SAGAL: The whole time those cows, they're saying moo-urder.

(LAUGHTER)

BODDEN: I cannot believe milk is deadly now. As a society, we've pretty much given up.

SAGAL: Really.

BODDEN: I mean, it's one thing to be afraid of Ebola, but when milk will kill you, what's left?

O'CONNOR: Everybody drinks milk.

BODDEN: And everybody dies so they must be right.

(APPLAUSE)

SAGAL: All right, here is your last limerick.

KURTIS: Green cheese ain't as wrong as you think. Old myths and new facts are in sync. In comets we found that sulfur abounds.

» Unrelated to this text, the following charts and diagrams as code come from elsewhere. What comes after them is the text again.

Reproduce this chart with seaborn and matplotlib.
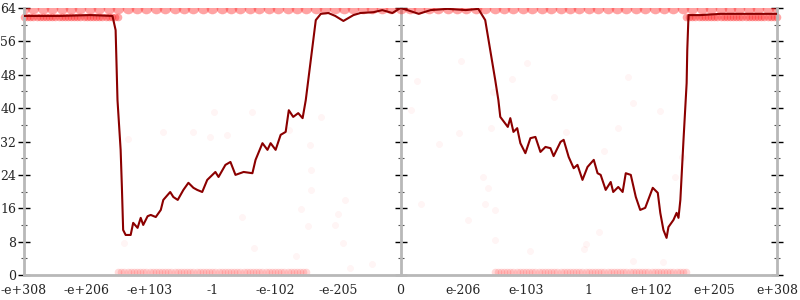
import matplotlib
matplotlib.use("Agg")
import matplotlib.pyplot as plt
import seaborn as sns
from matplotlib.ticker import MultipleLocator, FixedLocator

# ---------------- data ----------------
tick_pos = [-6, -5, -4, -3, -2, -1, 0, 1, 2, 3, 4, 5, 6]
tick_labels = ["-e+308", "-e+206", "-e+103", "-1", "-e-102", "-e-205", "0",
               "e-206", "e-103", "1", "e+102", "e+205", "e+308"]
y_ticks = [0, 8, 16, 24, 32, 40, 48, 56, 64]

line_x = [-6.00, -5.42, -4.94, -4.59, -4.54, -4.51, -4.46, -4.44, -4.42, -4.38,
          -4.30, -4.26, -4.19, -4.14, -4.10, -4.03, -3.98, -3.90, -3.82, -3.78,
          -3.67, -3.62, -3.55, -3.46, -3.38, -3.30, -3.24, -3.16, -3.08, -2.95,
          -2.90, -2.79, -2.71, -2.63, -2.50, -2.36, -2.31, -2.20, -2.12, -2.07,
          -1.99, -1.91, -1.83, -1.78, -1.71, -1.63, -1.56, -1.51, -1.43, -1.35,
          -1.27, -1.15, -1.04, -0.91, -0.75, -0.64, -0.43, -0.29, -0.13, 0.00,
          0.11, 0.29, 0.48, 0.75, 1.04, 1.24, 1.35, 1.43, 1.51, 1.56,
          1.59, 1.71, 1.75, 1.80, 1.86, 1.91, 1.99, 2.07, 2.15, 2.23,
          2.31, 2.39, 2.44, 2.55, 2.60, 2.68, 2.76, 2.82, 2.90, 2.98,
          3.08, 3.14, 3.19, 3.27, 3.35, 3.39, 3.47, 3.54, 3.59, 3.67,
          3.75, 3.82, 3.90, 4.02, 4.10, 4.14, 4.19, 4.24, 4.27, 4.35,
          4.40, 4.43, 4.46, 4.51, 4.56, 4.57, 4.59, 4.78, 5.10, 5.42, 6.00]
line_y = [62.1, 62.1, 62.3, 62.1, 58.7, 41.9, 30.0, 21.1, 10.8, 9.6,
          9.6, 12.5, 11.3, 13.7, 12.0, 14.1, 14.4, 13.9, 15.6, 18.0,
          19.9, 18.7, 18.0, 20.4, 22.1, 20.9, 20.4, 19.9, 22.8, 24.7,
          23.5, 26.4, 27.1, 24.0, 24.7, 24.4, 27.6, 31.6, 30.0, 31.6,
          30.0, 33.6, 34.3, 39.5, 37.9, 38.8, 37.6, 41.9, 51.5, 61.1,
          62.6, 62.8, 62.1, 60.9, 62.3, 62.8, 63.0, 63.5, 62.8, 64.0,
          63.5, 62.6, 63.5, 63.8, 63.5, 63.8, 61.1, 53.9, 46.7, 41.9,
          37.9, 35.5, 37.6, 34.3, 35.2, 31.6, 29.2, 32.8, 33.1, 29.5,
          30.7, 30.4, 28.5, 31.9, 32.4, 28.3, 25.6, 26.4, 22.8, 25.9,
          27.6, 24.4, 24.0, 20.4, 22.3, 19.9, 21.1, 19.9, 24.4, 24.0,
          18.7, 15.6, 16.1, 20.9, 19.7, 14.9, 10.8, 8.9, 11.5, 13.2,
          14.9, 13.7, 18.0, 32.4, 46.0, 53.9, 62.3, 62.3, 62.6, 62.6, 62.6]

# dense bands of samples
top_band_x = [-6.00, -5.85, -5.70, -5.55, -5.40, -5.25, -5.10, -4.95, -4.80, -4.65,
              -4.50, -4.35, -4.20, -4.05, -3.90, -3.75, -3.60, -3.45, -3.30, -3.15,
              -3.00, -2.85, -2.70, -2.55, -2.40, -2.25, -2.10, -1.95, -1.80, -1.65,
              -1.50, -1.35, -1.20, -1.05, -0.90, -0.75, -0.60, -0.45, -0.30, -0.15,
              0.00, 0.15, 0.30, 0.45, 0.60, 0.75, 0.90, 1.05, 1.20, 1.35,
              1.50, 1.65, 1.80, 1.95, 2.10, 2.25, 2.40, 2.55, 2.70, 2.85,
              3.00, 3.15, 3.30, 3.45, 3.60, 3.75, 3.90, 4.05, 4.20, 4.35,
              4.50, 4.65, 4.80, 4.95, 5.10, 5.25, 5.40, 5.55, 5.70, 5.85, 6.00]
top_band_y = 64.0

left_hi_x = [-6.00, -5.95, -5.90, -5.85, -5.80, -5.75, -5.70, -5.65, -5.60, -5.55,
             -5.50, -5.45, -5.40, -5.35, -5.30, -5.25, -5.20, -5.15, -5.10, -5.05,
             -5.00, -4.95, -4.90, -4.85, -4.80, -4.75, -4.70, -4.65, -4.60, -4.55,
             -4.50]
right_hi_x = [4.55, 4.60, 4.65, 4.70, 4.75, 4.80, 4.85, 4.90, 4.95, 5.00,
              5.05, 5.10, 5.15, 5.20, 5.25, 5.30, 5.35, 5.40, 5.45, 5.50,
              5.55, 5.60, 5.65, 5.70, 5.75, 5.80, 5.85, 5.90, 5.95, 6.00]
hi_band_y = 61.9

left_lo_x = [-4.50, -4.45, -4.40, -4.35, -4.30, -4.25, -4.20, -4.15, -4.10, -4.05,
             -4.00, -3.95, -3.90, -3.85, -3.80, -3.75, -3.70, -3.65, -3.60, -3.55,
             -3.50, -3.45, -3.40, -3.35, -3.30, -3.25, -3.20, -3.15, -3.10, -3.05,
             -3.00, -2.95, -2.90, -2.85, -2.80, -2.75, -2.70, -2.65, -2.60, -2.55,
             -2.50, -2.45, -2.40, -2.35, -2.30, -2.25, -2.20, -2.15, -2.10, -2.05,
             -2.00, -1.95, -1.90, -1.85, -1.80, -1.75, -1.70, -1.65, -1.60, -1.55,
             -1.50]
right_lo_x = [1.50, 1.55, 1.60, 1.65, 1.70, 1.75, 1.80, 1.85, 1.90, 1.95,
              2.00, 2.05, 2.10, 2.15, 2.20, 2.25, 2.30, 2.35, 2.40, 2.45,
              2.50, 2.55, 2.60, 2.65, 2.70, 2.75, 2.80, 2.85, 2.90, 2.95,
              3.00, 3.05, 3.10, 3.15, 3.20, 3.25, 3.30, 3.35, 3.40, 3.45,
              3.50, 3.55, 3.60, 3.65, 3.70, 3.75, 3.80, 3.85, 3.90, 3.95,
              4.00, 4.05, 4.10, 4.15, 4.20, 4.25, 4.30, 4.35, 4.40, 4.45,
              4.50, 4.55]
lo_band_y = 0.8

# sparse outlier samples
sparse_x = [-4.35, -3.78, -3.30, -3.03, -2.77, -2.98, -2.36, -1.78, -1.27, -1.45,
            -1.43, -1.43, -1.48, -1.59, -2.52, -2.34, -1.67, -4.41, -1.04, -0.99,
            -0.92, -0.81, -0.45, -0.88, 0.27, 0.16, 0.96, 1.47, 1.45, 0.94,
            0.61, 1.32, 1.39, 1.35, 1.50, 0.33, 1.08, 2.02, 1.77, 2.44,
            2.63, 3.62, 3.70, 3.46, 3.24, 4.14, 4.49, 4.37, 3.16, 2.95,
            2.07, 2.92, 3.70, 4.19, 1.50]
sparse_y = [32.6, 34.3, 34.3, 33.1, 33.6, 39.1, 39.1, 34.8, 37.9, 31.2,
            25.2, 20.4, 11.7, 15.8, 13.9, 6.5, 4.6, 7.7, 12.0, 14.6,
            7.7, 1.7, 2.6, 18.0, 46.5, 39.5, 51.3, 43.9, 35.2, 34.0,
            31.4, 23.5, 20.9, 17.0, 15.6, 17.0, 13.2, 50.8, 47.0, 42.7,
            34.3, 47.5, 41.2, 35.2, 29.7, 39.3, 28.3, 23.5, 10.3, 7.4,
            5.8, 6.2, 3.4, 3.1, 8.4]

# ---------------- plot ----------------
sns.set_style("white")
plt.rcParams['font.family'] = ['DejaVu Serif']

fig = plt.figure(figsize=(8, 3), dpi=100)
ax = fig.add_axes([0.03, 0.0833, 0.94125, 0.89])

red = "#ff1a1a"
sc_kw = dict(color=red, linewidth=0, ax=ax, legend=False)
sns.scatterplot(x=sparse_x, y=sparse_y, alpha=0.045, s=25, **sc_kw)
sns.scatterplot(x=top_band_x, y=[top_band_y] * len(top_band_x), alpha=0.4,
                s=70, clip_on=True, **sc_kw)
sns.scatterplot(x=left_hi_x, y=[hi_band_y] * len(left_hi_x), alpha=0.38,
                s=30, clip_on=False, **sc_kw)
sns.scatterplot(x=right_hi_x, y=[hi_band_y] * len(right_hi_x), alpha=0.38,
                s=30, clip_on=False, **sc_kw)
sns.scatterplot(x=left_lo_x, y=[lo_band_y] * len(left_lo_x), alpha=0.16,
                s=30, clip_on=False, **sc_kw)
sns.scatterplot(x=right_lo_x, y=[lo_band_y] * len(right_lo_x), alpha=0.16,
                s=30, clip_on=False, **sc_kw)

sns.lineplot(x=line_x, y=line_y, sort=False, estimator=None, color="#8b0000",
             linewidth=1.5, ax=ax, zorder=5)

ax.set_xlim(-6, 6)
ax.set_ylim(0, 64)
ax.xaxis.set_major_locator(FixedLocator(tick_pos))
ax.set_xticklabels(tick_labels)
ax.yaxis.set_major_locator(FixedLocator(y_ticks))
ax.yaxis.set_minor_locator(MultipleLocator(4))

spine_col = "#b8b8b8"
for s in ax.spines.values():
    s.set_color(spine_col)
    s.set_linewidth(2)
ax.spines['top'].set_visible(False)

ax.tick_params(axis='x', which='major', direction='inout', length=9,
               width=1, color='black', labelsize=9, pad=2)
ax.tick_params(axis='y', which='major', direction='inout', length=9,
               width=1, color='black', labelsize=9, pad=1)
ax.tick_params(axis='y', which='both', right=True, left=True, labelright=False)
ax.tick_params(axis='y', which='minor', direction='inout', length=5,
               width=0.8, color='#555555')
ax.tick_params(axis='x', which='minor', bottom=False)

sec = ax.secondary_yaxis(0.5)
sec.yaxis.set_major_locator(FixedLocator(y_ticks))
sec.yaxis.set_minor_locator(MultipleLocator(4))
sec.tick_params(axis='y', which='major', direction='inout', length=9, width=1,
                color='black', labelleft=False, labelright=False)
sec.tick_params(axis='y', which='minor', direction='inout', length=5, width=0.8,
                color='#555555')
for s in sec.spines.values():
    s.set_color(spine_col)
    s.set_linewidth(2)

ax.set_xlabel("")
ax.set_ylabel("")
fig.savefig("out.png", dpi=100)
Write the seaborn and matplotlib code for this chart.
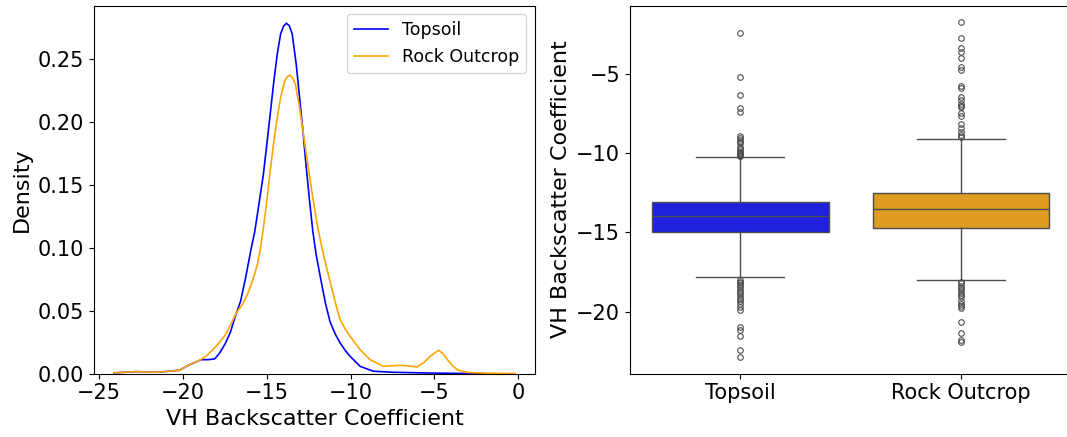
import matplotlib
matplotlib.use("Agg")
import matplotlib.pyplot as plt
import pandas as pd
import seaborn as sns

# Density curves of VH backscatter per land-cover class
topsoil_x = [-24.1, -22.8, -21.5, -20.2, -19.6, -18.9, -18.5, -18.1, -17.8, -17.46,
             -17.16, -16.86, -16.56, -16.26, -15.96, -15.71, -15.47, -15.2, -14.97, -14.77,
             -14.57, -14.37, -14.17, -14.0, -13.83, -13.65, -13.48, -13.24, -13.04, -12.84,
             -12.64, -12.44, -12.25, -12.05, -11.79, -11.5, -11.22, -10.9, -10.63, -10.3,
             -10.03, -9.43, -8.64, -7.5, -6.5, -5.0, -3.5, -2.0]
topsoil_density = [0.0005, 0.0015, 0.001, 0.0026, 0.007, 0.011, 0.011, 0.0116, 0.0164, 0.024,
                   0.033, 0.046, 0.0573, 0.0759, 0.097, 0.113, 0.134, 0.158, 0.1848, 0.2088,
                   0.2327, 0.254, 0.270, 0.276, 0.2785, 0.2765, 0.270, 0.246, 0.2195, 0.1927,
                   0.1636, 0.1368, 0.113, 0.0944, 0.0759, 0.056, 0.041, 0.031, 0.0244, 0.018,
                   0.0137, 0.0057, 0.0018, 0.001, 0.0007, 0.0003, 0.0001, 0.0]

rock_x = [-24.1, -22.8, -21.5, -20.2, -19.6, -19.0, -18.6, -18.2, -17.8, -17.46,
          -17.06, -16.76, -16.46, -16.16, -15.86, -15.56, -15.37, -15.17, -14.97, -14.77,
          -14.57, -14.37, -14.17, -13.92, -13.77, -13.62, -13.45, -13.28, -13.04, -12.78,
          -12.52, -12.25, -11.99, -11.79, -11.5, -11.22, -10.9, -10.63, -10.3, -10.03,
          -9.43, -8.84, -8.04, -7.5, -7.04, -6.5, -6.05, -5.6, -5.25, -4.76,
          -4.5, -4.2, -3.9, -3.6, -3.0, -2.0, -1.0, -0.2]
rock_density = [0.0005, 0.0015, 0.001, 0.0026, 0.0071, 0.0105, 0.014, 0.019, 0.025, 0.0307,
                0.0413, 0.0493, 0.0546, 0.0625, 0.0731, 0.0864, 0.0997, 0.1184, 0.1397, 0.1636,
                0.1848, 0.2035, 0.2195, 0.2327, 0.2360, 0.2372, 0.2350, 0.2297, 0.2112, 0.1875,
                0.1636, 0.1397, 0.1184, 0.105, 0.088, 0.073, 0.056, 0.043, 0.035, 0.0296,
                0.019, 0.011, 0.0057, 0.0062, 0.0065, 0.006, 0.0052, 0.009, 0.0137, 0.0185,
                0.016, 0.0106, 0.006, 0.0027, 0.0008, 0.0003, 0.0001, 0.0]

# Box-plot summary per class
classes = ["Topsoil", "Rock Outcrop"]
class_colors = ["blue", "orange"]
medians = [-13.98, -13.54]
q1s = [-15.0, -14.72]
q3s = [-13.08, -12.49]
whisker_lows = [-17.83, -18.0]
whisker_highs = [-10.26, -9.14]
topsoil_outliers = [-2.41, -5.19, -6.33, -7.17, -7.42, -8.93, -9.02, -9.17, -9.27, -9.38,
                    -9.6, -9.7, -9.8, -9.9, -10.0, -10.05, -10.1, -10.15, -10.2,
                    -18.0, -18.1, -18.2, -18.3, -18.45, -18.6, -18.75, -18.9, -19.05, -19.2,
                    -19.35, -19.5, -19.7, -19.9, -20.95, -21.16, -21.54, -22.42, -22.84]
rock_outliers = [-1.76, -2.73, -3.34, -3.63, -4.01, -4.54, -4.75, -5.74, -5.90, -6.43,
                 -6.64, -6.89, -7.02, -7.10, -7.48, -7.69, -8.16, -8.43, -8.64, -8.85, -9.0,
                 -18.1, -18.2, -18.35, -18.5, -18.65, -18.8, -18.95, -19.1, -19.3, -19.5,
                 -19.65, -19.79, -20.63, -21.37, -21.79, -21.9]
outliers = [topsoil_outliers, rock_outliers]

TICK_FS = 15
LABEL_FS = 16

fig = plt.figure(figsize=(10.67, 4.37), dpi=100)
ax_kde = fig.add_axes([0.0881, 0.1453, 0.4133, 0.8416])
ax_box = fig.add_axes([0.5904, 0.1453, 0.4138, 0.8416])

# Left: density curves
kde_df = pd.concat([
    pd.DataFrame({"x": topsoil_x, "density": topsoil_density, "class": classes[0]}),
    pd.DataFrame({"x": rock_x, "density": rock_density, "class": classes[1]}),
])
sns.lineplot(data=kde_df, x="x", y="density", hue="class", hue_order=classes,
             palette=class_colors, linewidth=1.2, ax=ax_kde)
ax_kde.set_ylim(bottom=0)
ax_kde.set_xlabel("VH Backscatter Coefficient", fontsize=LABEL_FS)
ax_kde.set_ylabel("Density", fontsize=LABEL_FS)
ax_kde.tick_params(labelsize=TICK_FS)
ax_kde.set_yticks([0.0, 0.05, 0.10, 0.15, 0.20, 0.25])
ax_kde.yaxis.set_major_formatter(matplotlib.ticker.FormatStrFormatter("%.2f"))
ax_kde.legend(title=None, fontsize=12.5, loc="upper right")

# Right: box plots drawn from the summary statistics
line_gray = (0.3, 0.3, 0.3)
stats = []
for i, name in enumerate(classes):
    stats.append(dict(label=name, med=medians[i], q1=q1s[i], q3=q3s[i],
                      whislo=whisker_lows[i], whishi=whisker_highs[i],
                      fliers=outliers[i]))
positions = list(range(len(classes)))
artists = ax_box.bxp(stats, positions=positions, widths=0.8, patch_artist=True,
                     manage_ticks=False,
                     boxprops=dict(edgecolor=line_gray, linewidth=1.0),
                     medianprops=dict(color=line_gray, linewidth=1.0),
                     whiskerprops=dict(color=line_gray, linewidth=1.0),
                     capprops=dict(color=line_gray, linewidth=1.0),
                     flierprops=dict(marker="o", markerfacecolor="none",
                                     markeredgecolor=line_gray, markersize=4,
                                     markeredgewidth=0.8))
for patch, c in zip(artists["boxes"], class_colors):
    patch.set_facecolor(sns.desaturate(c, 0.75))
ax_box.set_xlim(-0.5, len(classes) - 0.5)
ax_box.set_xticks(positions)
ax_box.set_xticklabels(classes)
ax_box.set_ylabel("VH Backscatter Coefficient", fontsize=LABEL_FS)
ax_box.tick_params(labelsize=TICK_FS)

fig.savefig("out.png", dpi=100)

Their long tail gives a bad...

VITTI: Stink.

SAGAL: Right. Stink.

(SOUNDBITE OF BELL)

SAGAL: Very good.

(APPLAUSE)

SAGAL: An unmanned European spacecraft made a big discovery about comets - they stink. The Rosetta Orbiter sensor has determined comets are made of ammonia, methane and sulfur dioxide. It's amazing, we thought they were these beautiful, heavenly things in the cosmos. But they're like the taxicabs of the solar system.

BURBANK: You know, how embarrassed that comet is, though. Like, he was just hanging out by Neptune trying to release a little sulfur, and then a space probe comes up right afterwards.

SAGAL: Oh, it's the worst.

BURBANK: That was already like that. That's apparently what a comet sounds like when it talks.

SAGAL: Comets are like, whoa, there must be another comet around somewhere. Bill, how did Lynne do on our quiz?

KURTIS: Lynne did Wellesley proud. She got a perfect score.

SAGAL: Well done, Lynne.

VITTI: Thank you.

SAGAL: Thanks so much for playing and congratulations.